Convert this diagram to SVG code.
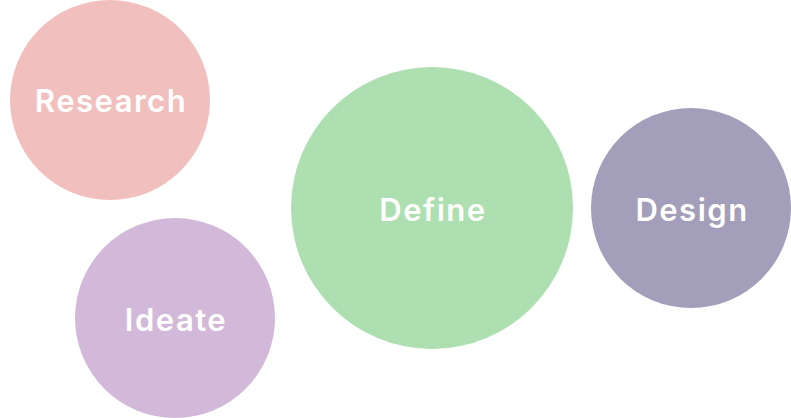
<svg xmlns="http://www.w3.org/2000/svg" width="791" height="418" viewBox="0 0 791 418">
<style>
.lbl{font-family:Inter,"Noto Sans",sans-serif;font-weight:600;font-size:31px;fill:#ffffff;text-anchor:middle;letter-spacing:1.5px}
</style>
<rect width="791" height="418" fill="#ffffff"/>
<g id="connectors"></g>
<g id="research"><circle cx="110" cy="100" r="100" fill="#F2BFBF"/><text class="lbl" x="111" y="112">Research</text></g>
<g id="ideate"><circle cx="175" cy="318" r="100" fill="#D3B9D9"/><text class="lbl" x="176" y="331">Ideate</text></g>
<g id="define"><circle cx="432" cy="208" r="141" fill="#ADDFB1"/><text class="lbl" x="433" y="221">Define</text></g>
<g id="design"><circle cx="691" cy="208" r="100" fill="#A39EB9"/><text class="lbl" x="692" y="221">Design</text></g>
</svg>
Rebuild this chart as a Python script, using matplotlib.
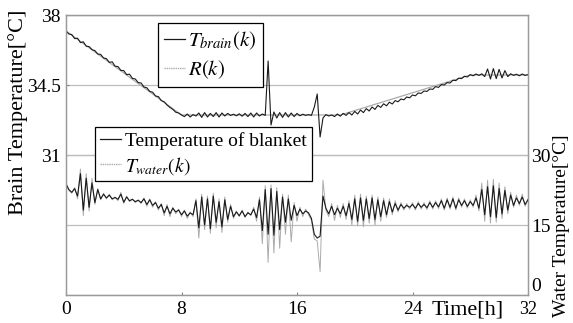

···

Return each line of the data, keeping its wording exact and omitting pictures.

**Task result**
Convert this diagram to SVG code.
<svg xmlns="http://www.w3.org/2000/svg" width="791" height="418" viewBox="0 0 791 418">
<style>
.lbl{font-family:Inter,"Noto Sans",sans-serif;font-weight:600;font-size:31px;fill:#ffffff;text-anchor:middle;letter-spacing:1.5px}
</style>
<rect width="791" height="418" fill="#ffffff"/>
<g id="connectors"></g>
<g id="research"><circle cx="110" cy="100" r="100" fill="#F2BFBF"/><text class="lbl" x="111" y="112">Research</text></g>
<g id="ideate"><circle cx="175" cy="318" r="100" fill="#D3B9D9"/><text class="lbl" x="176" y="331">Ideate</text></g>
<g id="define"><circle cx="432" cy="208" r="141" fill="#ADDFB1"/><text class="lbl" x="433" y="221">Define</text></g>
<g id="design"><circle cx="691" cy="208" r="100" fill="#A39EB9"/><text class="lbl" x="692" y="221">Design</text></g>
</svg>
Rebuild this chart as a Python script, using matplotlib.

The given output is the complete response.